Like... parallel societies? Separate school, health, monetary systems? That looks like a brewing conflict once there's a conflict in meatspace that can't be solved in such style.
We don't need to eliminate states. We need to bring down remaining empires masquerading as nation states. Russia shall be divided by separating it's ethnic autonomies, Kaliningrad taken away, Crimea given back to Ukraine. Catalonia and Scotland shall be finally granted independence. Bavarian voices are rather silent nowadays, but why not.
How about the concern that the existence of a single government doesn't stop people shooting at each other, as indicated by, oh, say, the Syrian Civil War? Even in the optimal case where you somehow did achieve a one-world government that was democratic and benign (rather than resembling the average government) you would inevitably have groups of people thinking that this is a non-ideal government whose authority should be challenged. In the end you'd just wind up replacing all ordinary wars with civil wars. And the civil wars, instead of being confined to one country at a time, would rage simultaneously in all countries, always.
I would definitely prefer governments to be made up of small autonomous city states with a simple NATO-like 'An attack against one is an attack against all' clause to maintain peace.
I'm curious if, as an alternative, you'd rather see decentralization (smaller population units), some kind of global superstate, or something else entirely?
We've all seen the poisons of nationalism, but I wonder if what one might call "tribalist" tendencies are so easy to vanquish - assuming one even wants to.
I see no evidence one government would suffice. There's too much diversity in the world, of both the politically fashionable kinds and the kinds that are currently politically unfashionable to acknowledge but don't cease to apply because of that. Even the EU is frequently criticized for instance for the difficult-to-the-point-of-impossible task of tying together all of its economies under one currency, just to give one example of major structural issues it raises, and is at the very least under a lot of stress, if not outright coming apart. If you can't even integrate Europe you can forget about running the whole world under one government. The EU is your best case.

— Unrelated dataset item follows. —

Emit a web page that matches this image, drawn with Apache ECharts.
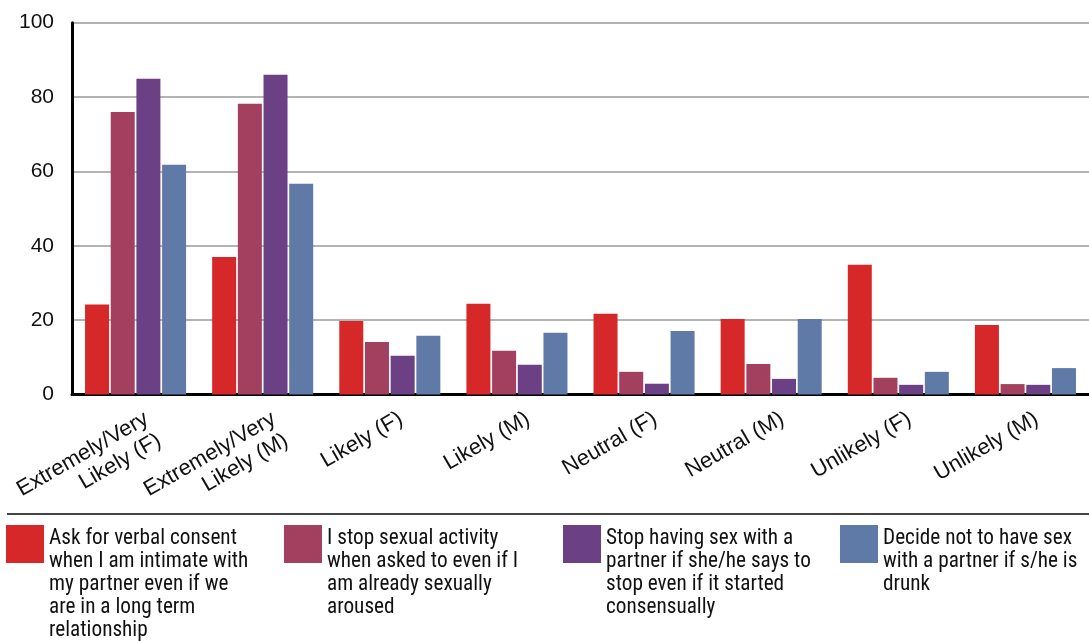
<!DOCTYPE html>
<html><head><meta charset="utf-8">
<script src="https://cdn.jsdelivr.net/npm/echarts@6/dist/echarts.min.js"></script>
<style>html,body{margin:0;padding:0;background:#fff}#c{width:1089px;height:641px}</style>
</head><body><div id="c"></div>
<script>
// ---- data ----
const categories = ['Extremely/Very\nLikely (F)', 'Extremely/Very\nLikely (M)', 'Likely (F)', 'Likely (M)', 'Neutral (F)', 'Neutral (M)', 'Unlikely (F)', 'Unlikely (M)'];
const seriesNames = [
  'Ask for verbal consent when I am intimate with my partner even if we are in a long term relationship',
  'I stop sexual activity when asked to even if I am already sexually aroused',
  'Stop having sex with a partner if she/he says to stop even if it started consensually',
  'Decide not to have sex with a partner if s/he is drunk'
];
const legendLabels = [
  'Ask for verbal consent\nwhen I am intimate with\nmy partner even if we\nare in a long term\nrelationship',
  'I stop sexual activity\nwhen asked to even if I\nam already sexually\naroused',
  'Stop having sex with a\npartner if she/he says to\nstop even if it started\nconsensually',
  'Decide not to have sex\nwith a partner if s/he is\ndrunk'
];
const askConsent    = [24.2, 37.0, 19.8, 24.4, 21.7, 20.3, 34.9, 18.7];
const stopWhenAsked = [76.0, 78.2, 14.1, 11.8, 6.1, 8.2, 4.5, 2.8];
const stopIfSays    = [84.9, 86.0, 10.4, 8.0, 2.9, 4.2, 2.6, 2.6];
const notIfDrunk    = [61.8, 56.7, 15.8, 16.6, 17.1, 20.3, 6.1, 7.1];
const yMin = 0, yMax = 100, yInterval = 20;

// ---- styling ----
const colors = ['#d62828', '#a33f5f', '#6b4085', '#5f7aa7'];
const values = [askConsent, stopWhenAsked, stopIfSays, notIfDrunk];

function fontAvailable(name) {
  const c = document.createElement('canvas').getContext('2d');
  const s = 'abcdefghijklmnopqrstuvwxyzABCDEFGHIJKLMNOPQRSTUVWXYZ0123456789';
  return ['monospace', 'serif', 'sans-serif'].some(function (base) {
    c.font = '40px ' + base; const w0 = c.measureText(s).width;
    c.font = '40px "' + name + '", ' + base; const w1 = c.measureText(s).width;
    return Math.abs(w0 - w1) > 0.5;
  });
}
let legendFont = 'Roboto';
['Roboto Condensed', 'Liberation Sans Narrow', 'Arial Narrow', 'DejaVu Sans Condensed'].some(function (f) {
  if (fontAvailable(f)) { legendFont = f; return true; } return false;
});
const mctx = document.createElement('canvas').getContext('2d');
mctx.font = '23px "' + legendFont + '"';
let legendSize = 23 * 188 / mctx.measureText('Ask for verbal consent').width;
legendSize = Math.max(16, Math.min(24, legendSize));

const LH = 23;
const squareLeft = [6, 284, 563, 840];
const squareTop = 525;
const legends = seriesNames.map(function (n, i) {
  const lines = legendLabels[i].split('\n').length;
  const h = lines * LH + 4;
  return {
    left: squareLeft[i], top: squareTop, padding: 0,
    orient: 'horizontal', itemWidth: 38, itemHeight: h,
    icon: 'path://M0,0H38V38H0Z M0,' + h + 'L0.01,' + h,
    selectedMode: false,
    data: [n],
    formatter: function () { return legendLabels[i]; },
    textStyle: { fontFamily: legendFont, fontSize: legendSize, lineHeight: LH, color: '#111' }
  };
});

const chart = echarts.init(document.getElementById('c'), null, { renderer: 'canvas' });
chart.setOption({
  animation: false,
  backgroundColor: '#fff',
  color: colors,
  grid: { left: 72, right: -7, top: 22.7, bottom: 246.5, containLabel: false },
  legend: legends,
  xAxis: {
    type: 'category', data: categories,
    axisLine: { show: true, lineStyle: { color: '#000', width: 3 } },
    axisTick: { show: false },
    axisLabel: { rotate: 30, interval: 0, margin: 12, verticalAlign: 'top', padding: [2.5, -4.3, 0, 0], fontFamily: 'Liberation Sans', fontSize: 22, lineHeight: 25, color: '#111' }
  },
  yAxis: {
    type: 'value', min: yMin, max: yMax, interval: yInterval,
    axisLine: { show: true, lineStyle: { color: '#000', width: 3 } },
    axisTick: { show: false },
    axisLabel: { margin: 18, fontFamily: 'Liberation Sans', fontSize: 21, color: '#111' },
    splitLine: { show: true, lineStyle: { color: '#9a9a9a', width: 1.5 } }
  },
  series: seriesNames.map(function (n, i) {
    return { name: n, type: 'bar', data: values[i], barWidth: 24, barGap: '7%', itemStyle: { color: colors[i] } };
  }),
  graphic: [{
    type: 'line', shape: { x1: 7, y1: 514, x2: 1089, y2: 514 },
    style: { stroke: '#444', lineWidth: 2 }, silent: true
  }]
});
</script></body></html>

Great way of erasing all cultural differences and putting an end to diversity. Might as well merge all countries together into one and establish a single religion and a single political system while you're at it.
Well, this world has formal boundaries we call borders. Beyond that, it's a big universe...
I know this sounds a bit glib, but I'm deadly serious about this. There are geopolitical complications, yes, as well as some additional complexity when it comes to commerce, but all in all, more regime diversity seems like a good path towards lessened internal social tension.
That might work but only after curing another evil of our time: the concept of sovereign nation. There must be effective (i.e. not nukes) policing force which may regulate things all around the world. Also, elites must become truly international, not bearing the mentality of any nation.